Sunday, 16 February 2014

Waratah Trig

There is, we have discovered, a good reason why this track remains unsignposted. It is certainly easy to miss the turnoff, which looks exactly the same as the path that leads to the pit toilet. However, those curious enough to venture past the overhanging bush pea and wattles will be lead through dry, forest to one of the grandest lookout points on the Gibraltar Range - Waratah Trig - a mountain that is also a sacred ceremonial site of the Bundjalung Aboriginal people. 

There is evidence that the hidden track to Waratah Trig was once an officially recognised and maintained walk - it remains marked on one information board and towards the end of the walk there are reflective metal arrows on the rocks as a guide. Initially the trail wanders through open woodland of stringy bark with a thick understory of bush pea, heath and banksias. The tree tops are filled with the constant movement of honeyeaters and thornbills, brush wattle birds and currawongs and flashes of crimson rosella.  This is also one of the best spots in the area for seeing wild waratahs when they flower in November.

As the track to Waratah Trig has become overgrown, it does require close attention and good bushwalking experience to follow. It is a pretty walk but, the stunning views from the top of the bald, rocky peak are its drawcard. Standing on the summit, there is a unique sense of wilderness and that feeling of freedom that comes from being out in the open, surveying a landscape that contains barely any sign of human presence.

Our first trip to this little visited peak was on a freezing winter afternoon in 2009 with winds howling across the ranges but scouring the air so clean we were sure we could make out the distinctive shape of Mt Warning - more than 150km away as the crow flies north. But, even on a bad day you can still see the deep rainforest valleys of Washpool and Coombadjha Creeks in the north east and across to the thick forested plateau of the western section of Washpool National Park beyond the Rocky River which runs north. To the south are the jutting granite formations in Gibraltar Range National Park: Old Mans Hat and Anvil Rock.

On a summertime visit, Caz travelled to Waratah Trig on his own and while enjoying lunch on the rocks was joined by a beautiful Cunningham's Skink basking on the warm granite. Hours later, the sun and skink were gone as Caz found himself hunkered down amongst the boulders, trying to avoid a thunderous storm that crackled across the ranges with heavy showers and more howling winds.

Cunningham's Skink

On our first windy, cold visit to Waratah Trig we also had one of our strangest bushwalking encounters.

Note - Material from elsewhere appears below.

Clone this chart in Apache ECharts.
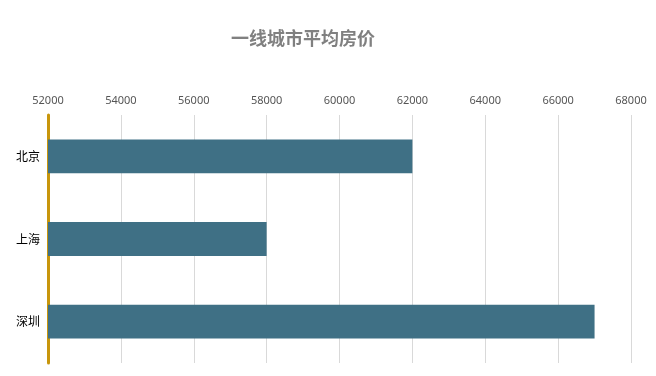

As the afternoon faded into evening, we were startled to see two figures emerge over the crest of the mountain carrying nothing but a couple of aluminium baking trays and a small fish net. Two retired scientists were racing against the fading light searching for the clam-shelled shrimp which they told us only live in small pools atop granite peaks along the east coast of Australia. Their aim was to establish how the shrimp survives the cold winters, when their small pools of water often turn to ice. The scientists didn't stay long and the mountain was returned to us in peace although the wind continued - a low note roaring through the tree tops.

The mountain and it's surrounding forest are also part of an initiation pathway used by the Bundjalung Aboriginal people. Waratah once housed stone arrangements that have unfortunately been scattered and disturbed since European discovery.

Standing on Waratah Trig, the mountaintop certainly feels wild, unique, living. And yet, given the abandoned track markers and overgrown trail, the place also feels sadly forgotten.

However, in researching this blog post it is clear that this is not the case. It is a spot so important to the Bundjalung that information about the site has been closely guarded and its meanings protected for younger generations. In recognition of this, Waratah Trig has simply been removed from our well-signposted culture but continues to be a place of great significance to local aboriginal people. According to the Dept. of Environment website the Bundjalung have asked that others respect the sacred site and avoid visiting it, hence the removal of track signage and the lack of any information on it as a walking track.

And I suspect, Waratah is a better place for its current anonymity.


  1. On our way back from the trig, we got a bit lost and stumbled over what looked like an abandoned marijuana plantation. lolz.

    1. Always amazes me the effort some gardeners go to…we've come across similar abandoned plots in some pretty out-of-the-way places.